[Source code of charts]
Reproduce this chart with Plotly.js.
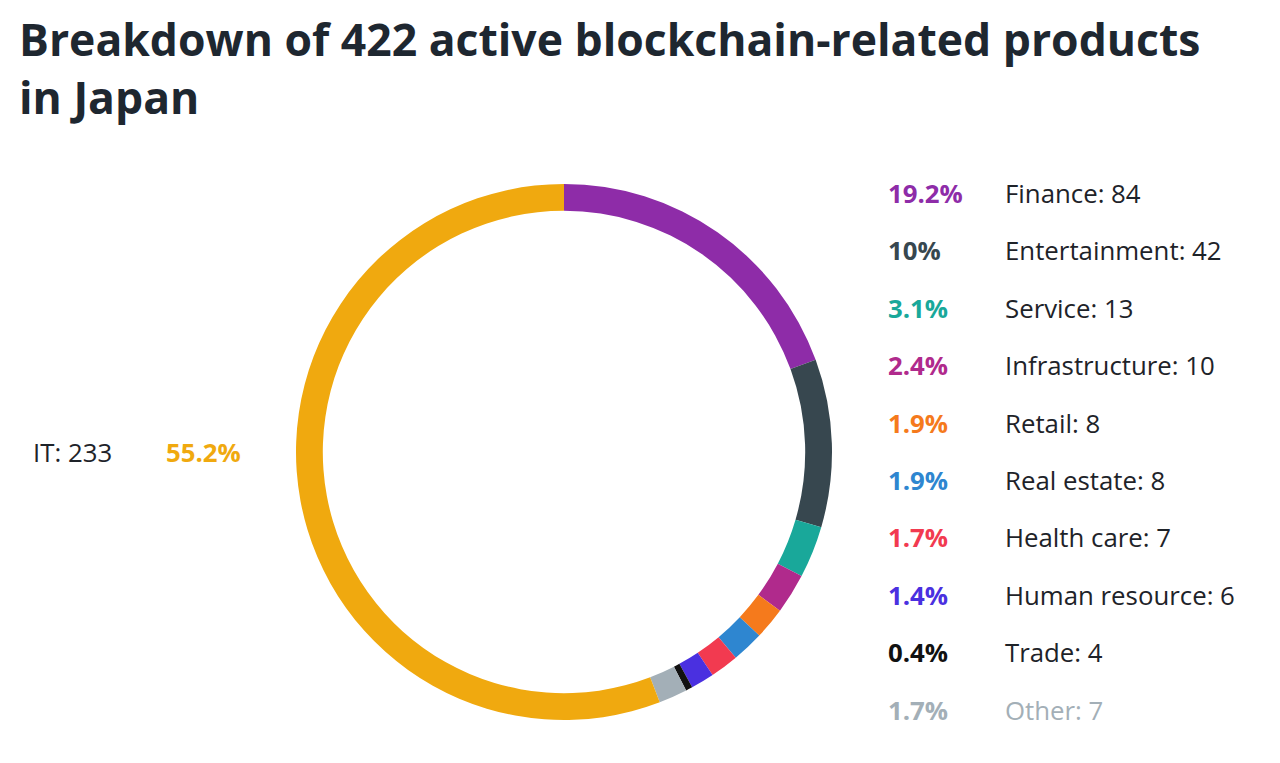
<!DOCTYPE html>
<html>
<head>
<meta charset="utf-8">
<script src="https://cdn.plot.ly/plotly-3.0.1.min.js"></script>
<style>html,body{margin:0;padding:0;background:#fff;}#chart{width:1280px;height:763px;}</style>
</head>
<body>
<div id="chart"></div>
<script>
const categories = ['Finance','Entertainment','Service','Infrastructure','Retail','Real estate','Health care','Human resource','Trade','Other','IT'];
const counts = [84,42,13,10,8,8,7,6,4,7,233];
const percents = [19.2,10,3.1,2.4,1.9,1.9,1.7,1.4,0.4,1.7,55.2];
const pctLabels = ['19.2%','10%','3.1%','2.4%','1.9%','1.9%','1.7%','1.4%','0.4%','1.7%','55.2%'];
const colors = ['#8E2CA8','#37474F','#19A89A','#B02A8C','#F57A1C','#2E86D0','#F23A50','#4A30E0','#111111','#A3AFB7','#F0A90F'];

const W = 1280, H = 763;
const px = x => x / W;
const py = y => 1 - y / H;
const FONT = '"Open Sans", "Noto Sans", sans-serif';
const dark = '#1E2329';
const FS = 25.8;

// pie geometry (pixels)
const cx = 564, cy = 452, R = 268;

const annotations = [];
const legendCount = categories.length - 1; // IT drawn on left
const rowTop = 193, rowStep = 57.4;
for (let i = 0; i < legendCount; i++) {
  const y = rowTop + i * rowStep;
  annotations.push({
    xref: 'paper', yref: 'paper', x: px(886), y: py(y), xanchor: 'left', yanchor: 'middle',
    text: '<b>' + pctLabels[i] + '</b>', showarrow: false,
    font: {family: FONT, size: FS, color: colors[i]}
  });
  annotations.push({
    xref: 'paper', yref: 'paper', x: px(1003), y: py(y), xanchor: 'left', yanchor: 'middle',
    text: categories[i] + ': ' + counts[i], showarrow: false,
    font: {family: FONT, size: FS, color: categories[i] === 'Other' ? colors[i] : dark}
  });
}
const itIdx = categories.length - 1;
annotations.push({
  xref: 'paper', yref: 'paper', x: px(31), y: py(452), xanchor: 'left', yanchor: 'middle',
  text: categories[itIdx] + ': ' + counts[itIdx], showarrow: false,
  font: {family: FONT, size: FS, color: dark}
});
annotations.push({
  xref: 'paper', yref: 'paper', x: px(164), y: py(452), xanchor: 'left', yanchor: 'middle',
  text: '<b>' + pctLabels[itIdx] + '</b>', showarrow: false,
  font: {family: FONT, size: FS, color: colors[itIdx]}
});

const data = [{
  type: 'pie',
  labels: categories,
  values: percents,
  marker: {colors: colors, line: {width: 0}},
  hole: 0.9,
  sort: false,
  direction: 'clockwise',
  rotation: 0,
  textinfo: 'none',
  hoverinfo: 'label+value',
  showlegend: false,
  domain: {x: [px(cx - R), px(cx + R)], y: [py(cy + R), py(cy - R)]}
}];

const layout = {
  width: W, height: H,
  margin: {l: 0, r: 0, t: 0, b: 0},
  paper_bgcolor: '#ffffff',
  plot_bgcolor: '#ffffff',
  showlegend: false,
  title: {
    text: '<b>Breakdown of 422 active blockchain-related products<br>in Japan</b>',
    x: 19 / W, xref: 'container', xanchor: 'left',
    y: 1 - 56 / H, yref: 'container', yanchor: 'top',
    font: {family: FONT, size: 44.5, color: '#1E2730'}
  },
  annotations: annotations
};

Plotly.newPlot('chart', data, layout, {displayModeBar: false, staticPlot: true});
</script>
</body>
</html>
...
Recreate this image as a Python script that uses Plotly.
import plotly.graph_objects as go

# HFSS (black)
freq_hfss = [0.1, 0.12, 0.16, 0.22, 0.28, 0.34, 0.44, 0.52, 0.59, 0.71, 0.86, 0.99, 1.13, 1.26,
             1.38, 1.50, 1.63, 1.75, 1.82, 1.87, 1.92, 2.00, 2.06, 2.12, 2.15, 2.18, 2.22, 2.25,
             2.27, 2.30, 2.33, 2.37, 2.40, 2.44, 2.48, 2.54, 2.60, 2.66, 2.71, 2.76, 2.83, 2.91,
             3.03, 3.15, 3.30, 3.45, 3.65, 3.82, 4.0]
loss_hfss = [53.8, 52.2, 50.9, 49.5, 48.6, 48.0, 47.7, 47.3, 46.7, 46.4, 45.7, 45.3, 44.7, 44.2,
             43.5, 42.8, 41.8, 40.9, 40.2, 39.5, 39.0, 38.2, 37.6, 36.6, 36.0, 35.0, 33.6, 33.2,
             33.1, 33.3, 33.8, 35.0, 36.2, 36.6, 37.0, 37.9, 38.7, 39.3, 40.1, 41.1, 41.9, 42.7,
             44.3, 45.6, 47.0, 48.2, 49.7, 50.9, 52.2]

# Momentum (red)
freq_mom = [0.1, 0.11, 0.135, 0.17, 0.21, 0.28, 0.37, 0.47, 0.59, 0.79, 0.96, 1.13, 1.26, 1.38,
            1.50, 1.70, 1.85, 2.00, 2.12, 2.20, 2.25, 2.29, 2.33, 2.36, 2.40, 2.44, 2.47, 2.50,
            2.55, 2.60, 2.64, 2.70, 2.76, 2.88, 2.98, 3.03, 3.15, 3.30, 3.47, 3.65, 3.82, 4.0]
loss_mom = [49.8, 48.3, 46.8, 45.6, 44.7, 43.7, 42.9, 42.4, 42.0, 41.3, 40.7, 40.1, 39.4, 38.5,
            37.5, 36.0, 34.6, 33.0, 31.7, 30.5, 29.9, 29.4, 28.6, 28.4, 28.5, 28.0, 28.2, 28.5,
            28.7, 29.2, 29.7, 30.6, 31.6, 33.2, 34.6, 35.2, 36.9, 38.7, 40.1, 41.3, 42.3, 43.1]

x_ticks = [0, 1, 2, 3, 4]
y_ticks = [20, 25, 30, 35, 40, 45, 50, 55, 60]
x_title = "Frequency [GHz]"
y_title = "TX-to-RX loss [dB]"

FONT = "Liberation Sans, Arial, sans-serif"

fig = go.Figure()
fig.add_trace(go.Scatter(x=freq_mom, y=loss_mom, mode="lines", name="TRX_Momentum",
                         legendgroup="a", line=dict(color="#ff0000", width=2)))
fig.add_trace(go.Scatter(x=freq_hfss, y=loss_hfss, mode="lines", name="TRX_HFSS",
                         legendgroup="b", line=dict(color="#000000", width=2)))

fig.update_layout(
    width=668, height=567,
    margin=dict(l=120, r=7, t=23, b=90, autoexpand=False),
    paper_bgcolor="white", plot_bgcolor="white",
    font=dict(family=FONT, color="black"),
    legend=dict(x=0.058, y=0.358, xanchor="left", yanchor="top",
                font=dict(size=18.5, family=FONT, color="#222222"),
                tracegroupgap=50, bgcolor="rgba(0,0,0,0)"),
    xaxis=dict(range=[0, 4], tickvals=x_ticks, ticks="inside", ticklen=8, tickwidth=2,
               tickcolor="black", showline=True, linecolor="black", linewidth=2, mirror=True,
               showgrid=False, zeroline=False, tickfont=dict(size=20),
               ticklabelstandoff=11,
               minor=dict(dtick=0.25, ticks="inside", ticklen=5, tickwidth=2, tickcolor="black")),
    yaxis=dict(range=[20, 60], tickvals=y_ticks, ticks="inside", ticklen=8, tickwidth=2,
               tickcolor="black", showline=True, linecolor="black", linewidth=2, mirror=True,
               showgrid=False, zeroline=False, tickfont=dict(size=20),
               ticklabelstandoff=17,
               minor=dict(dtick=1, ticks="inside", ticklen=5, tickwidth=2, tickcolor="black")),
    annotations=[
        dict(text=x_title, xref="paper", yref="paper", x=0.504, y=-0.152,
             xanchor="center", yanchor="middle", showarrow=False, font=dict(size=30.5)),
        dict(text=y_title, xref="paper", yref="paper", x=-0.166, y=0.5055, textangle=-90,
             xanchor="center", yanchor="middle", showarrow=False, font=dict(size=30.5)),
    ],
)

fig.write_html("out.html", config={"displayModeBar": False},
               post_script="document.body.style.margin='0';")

- _SET PROBLEM_
Using the entries shown above, reproduce verbatim the lines from the line bearing "Recreate this image" to the line bearing "44.3, 45.6, 47.0, 48.2, 49.7, 50.9, 52.2]", inclusive.

- _ANSWER IN FULL_
Recreate this image as a Python script that uses Plotly.
import plotly.graph_objects as go

# HFSS (black)
freq_hfss = [0.1, 0.12, 0.16, 0.22, 0.28, 0.34, 0.44, 0.52, 0.59, 0.71, 0.86, 0.99, 1.13, 1.26,
             1.38, 1.50, 1.63, 1.75, 1.82, 1.87, 1.92, 2.00, 2.06, 2.12, 2.15, 2.18, 2.22, 2.25,
             2.27, 2.30, 2.33, 2.37, 2.40, 2.44, 2.48, 2.54, 2.60, 2.66, 2.71, 2.76, 2.83, 2.91,
             3.03, 3.15, 3.30, 3.45, 3.65, 3.82, 4.0]
loss_hfss = [53.8, 52.2, 50.9, 49.5, 48.6, 48.0, 47.7, 47.3, 46.7, 46.4, 45.7, 45.3, 44.7, 44.2,
             43.5, 42.8, 41.8, 40.9, 40.2, 39.5, 39.0, 38.2, 37.6, 36.6, 36.0, 35.0, 33.6, 33.2,
             33.1, 33.3, 33.8, 35.0, 36.2, 36.6, 37.0, 37.9, 38.7, 39.3, 40.1, 41.1, 41.9, 42.7,
             44.3, 45.6, 47.0, 48.2, 49.7, 50.9, 52.2]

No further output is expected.